On the boat were various activities for the kids including movies and live shows. Lucas was too young to be in the Club or the Lab, so he spent a few afternoons in the nursery (and was never happy about it – boo). Grace got in a couple spa sessions.

My recreation was at night with the guys after everyone went to bed. Given the demographic, there wasn’t really much going on at night, but we made our own fun. Some nights we went to the bar. Charles threw down some U2 and Red Hot Chili Peppers at karaoke and Dave rocked the house with Vanilla Ice. It was probably a good thing there wasn’t a casino on this ship. Instead, we spent time in the arcade. I quickly got over being the oldest only person in there. I faced my old nemesis, Galaga, and achieved my personal high score.

We enjoyed a couple nights in the adult-only restaurant and arranged a private room one evening for everyone in our party. We celebrated Charles’ and Grace’s moms’ birthdays a couple times during the trip.

The kids hadn’t been too exposed to Disney (by design), but their influence is hard to avoid. Lucas has been obsessed with his Buzz Lightyear pajamas and Olivia is only mildly afflicted with princessitis. She enjoyed meeting all the princesses, especially Belle and Ariel. The cutest moment on the ship for me was when we had just come from peeking in on Lucas in the nursery and when we exited, Minnie mouse popped out of an unmarked door in the hallway. Olivia and Minnie were face to face and Olivia spontaneously outstretched her arms for a hug, which she warmly received. It was awesome.

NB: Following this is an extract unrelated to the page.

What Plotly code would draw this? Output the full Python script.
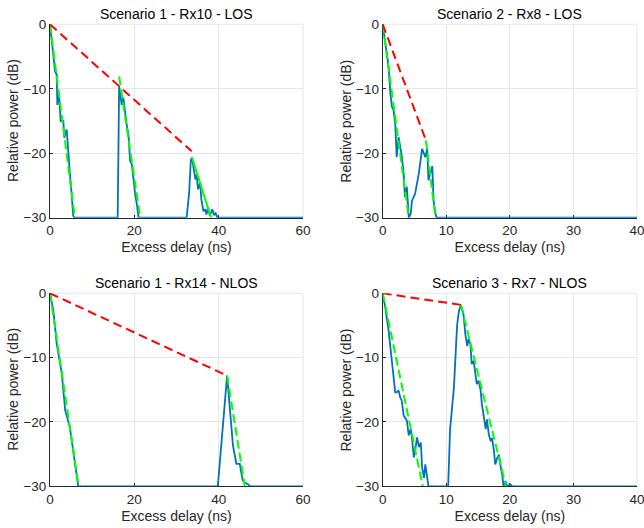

At the beginning of the trip, I anticipated a long week and by the end of the trip, it had flown by. It was a great family vacation.

Several people have asked about the Disney cruise, so these are my observations/recommendations:

  • If you want to see Alaska, I can’t think of a better way to do it
  • If you like going on cruises, the Disney line can’t be beat for kids
  • If your kids are into Disney, they’ll be in heaven
  • Do yourself a favor and get a room with a verandah; we didn’t spend much time in the room, but I can imagine I would have seen many more sights if I could just sit on my own deck and take it in.
  • Frankly, our kids were a little too young for this trip. Lucas was sad to be in the nursery and there weren’t many other kids in there his age. Kids have to be 3 and potty trained to play in the Club or the Lab, which are both great. Even Olivia didn’t want to be in there too long by herself. If she had a companion her age, I think she would have been much better. Older pre-schoolers and elementary school kids can be left largely unattended for most of the day and there are other areas of the ship specifically for tweens and teens. Younger kids wear electronic wristbands and security checking them in and out is pretty tight.
  • Don’t expect too much sun on an Alaskan cruise. Also, even if the pools are 88 degrees, it’s often too cold and rainy to enjoy them.
  • The food overall was excellent and the service was even better. Everyone goes out of their way to make sure you’re having an excellent experience. I would either ingest a tapeworm or pre-order P90X to offset the gluttony.
  • We don’t see ourselves going on another cruise anytime soon, but if we did, I would opt for the newest ship possible. They do their best to keep them clean, but with 2,500 people passing through each week, things get beat-up. The Disney Dream and Fantasy (starts sailing next March) look amazing and appear to be upgraded in every way (40% larger than the Wonder and Magic). These ships sail in the Bahamas and Caribbean.